### Data segment ###
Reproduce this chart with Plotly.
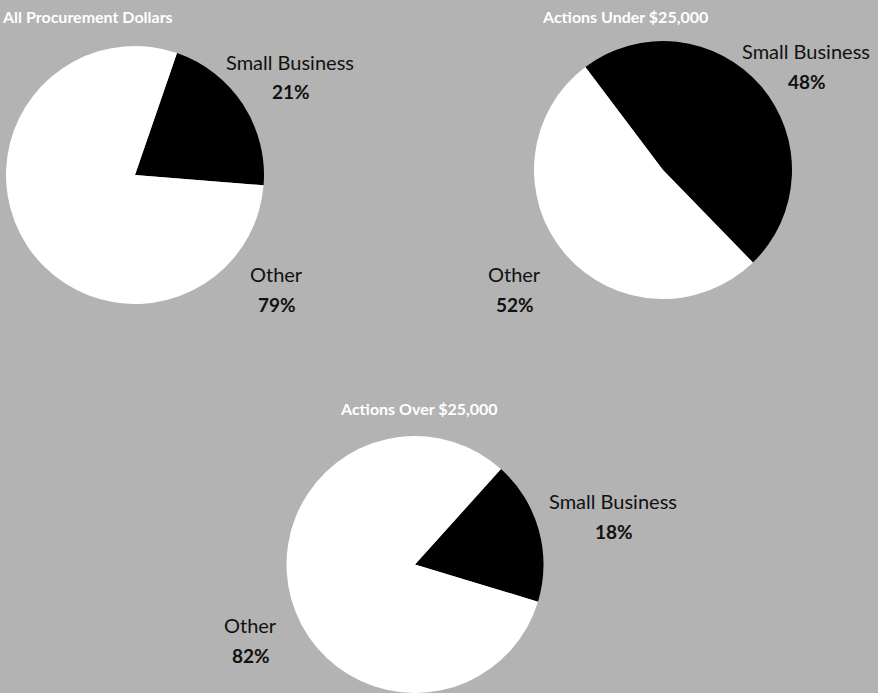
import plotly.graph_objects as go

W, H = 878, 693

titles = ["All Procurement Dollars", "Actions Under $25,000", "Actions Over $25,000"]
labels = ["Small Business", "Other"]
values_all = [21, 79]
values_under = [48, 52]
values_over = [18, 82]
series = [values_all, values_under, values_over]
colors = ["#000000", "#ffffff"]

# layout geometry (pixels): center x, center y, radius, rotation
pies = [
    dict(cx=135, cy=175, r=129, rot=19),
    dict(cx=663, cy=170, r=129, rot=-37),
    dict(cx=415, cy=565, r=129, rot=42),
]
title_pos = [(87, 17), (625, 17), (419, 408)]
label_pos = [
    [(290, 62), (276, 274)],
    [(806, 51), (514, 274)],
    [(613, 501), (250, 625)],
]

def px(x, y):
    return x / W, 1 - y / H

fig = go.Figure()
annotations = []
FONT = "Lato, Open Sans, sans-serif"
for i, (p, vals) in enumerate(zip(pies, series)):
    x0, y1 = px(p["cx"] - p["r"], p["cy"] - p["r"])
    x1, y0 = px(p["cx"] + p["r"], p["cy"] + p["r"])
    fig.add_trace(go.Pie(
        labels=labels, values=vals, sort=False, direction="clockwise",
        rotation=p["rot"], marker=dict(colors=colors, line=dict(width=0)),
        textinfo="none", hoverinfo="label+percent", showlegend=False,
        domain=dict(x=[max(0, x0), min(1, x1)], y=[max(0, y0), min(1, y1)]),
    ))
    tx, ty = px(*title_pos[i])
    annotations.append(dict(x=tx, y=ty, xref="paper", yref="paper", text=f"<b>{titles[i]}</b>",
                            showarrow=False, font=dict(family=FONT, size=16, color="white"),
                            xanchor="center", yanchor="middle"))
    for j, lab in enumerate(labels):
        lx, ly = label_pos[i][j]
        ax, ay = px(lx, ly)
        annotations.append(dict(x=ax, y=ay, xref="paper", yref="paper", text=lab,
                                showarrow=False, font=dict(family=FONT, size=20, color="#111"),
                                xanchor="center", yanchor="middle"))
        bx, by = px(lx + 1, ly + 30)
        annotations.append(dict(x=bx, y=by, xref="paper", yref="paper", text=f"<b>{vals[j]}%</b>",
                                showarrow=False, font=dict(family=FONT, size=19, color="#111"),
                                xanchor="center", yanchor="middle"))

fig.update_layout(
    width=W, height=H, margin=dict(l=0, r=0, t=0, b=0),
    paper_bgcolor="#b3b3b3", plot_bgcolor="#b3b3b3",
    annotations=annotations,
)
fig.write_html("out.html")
###
[What you will do] Print the complete listing exactly as it stands, without its pictures.

[Answer to this task]
Reproduce this chart with Plotly.
import plotly.graph_objects as go

W, H = 878, 693

titles = ["All Procurement Dollars", "Actions Under $25,000", "Actions Over $25,000"]
labels = ["Small Business", "Other"]
values_all = [21, 79]
values_under = [48, 52]
values_over = [18, 82]
series = [values_all, values_under, values_over]
colors = ["#000000", "#ffffff"]

# layout geometry (pixels): center x, center y, radius, rotation
pies = [
    dict(cx=135, cy=175, r=129, rot=19),
    dict(cx=663, cy=170, r=129, rot=-37),
    dict(cx=415, cy=565, r=129, rot=42),
]
title_pos = [(87, 17), (625, 17), (419, 408)]
label_pos = [
    [(290, 62), (276, 274)],
    [(806, 51), (514, 274)],
    [(613, 501), (250, 625)],
]

def px(x, y):
    return x / W, 1 - y / H

fig = go.Figure()
annotations = []
FONT = "Lato, Open Sans, sans-serif"
for i, (p, vals) in enumerate(zip(pies, series)):
    x0, y1 = px(p["cx"] - p["r"], p["cy"] - p["r"])
    x1, y0 = px(p["cx"] + p["r"], p["cy"] + p["r"])
    fig.add_trace(go.Pie(
        labels=labels, values=vals, sort=False, direction="clockwise",
        rotation=p["rot"], marker=dict(colors=colors, line=dict(width=0)),
        textinfo="none", hoverinfo="label+percent", showlegend=False,
        domain=dict(x=[max(0, x0), min(1, x1)], y=[max(0, y0), min(1, y1)]),
    ))
    tx, ty = px(*title_pos[i])
    annotations.append(dict(x=tx, y=ty, xref="paper", yref="paper", text=f"<b>{titles[i]}</b>",
                            showarrow=False, font=dict(family=FONT, size=16, color="white"),
                            xanchor="center", yanchor="middle"))
    for j, lab in enumerate(labels):
        lx, ly = label_pos[i][j]
        ax, ay = px(lx, ly)
        annotations.append(dict(x=ax, y=ay, xref="paper", yref="paper", text=lab,
                                showarrow=False, font=dict(family=FONT, size=20, color="#111"),
                                xanchor="center", yanchor="middle"))
        bx, by = px(lx + 1, ly + 30)
        annotations.append(dict(x=bx, y=by, xref="paper", yref="paper", text=f"<b>{vals[j]}%</b>",
                                showarrow=False, font=dict(family=FONT, size=19, color="#111"),
                                xanchor="center", yanchor="middle"))

fig.update_layout(
    width=W, height=H, margin=dict(l=0, r=0, t=0, b=0),
    paper_bgcolor="#b3b3b3", plot_bgcolor="#b3b3b3",
    annotations=annotations,
)
fig.write_html("out.html")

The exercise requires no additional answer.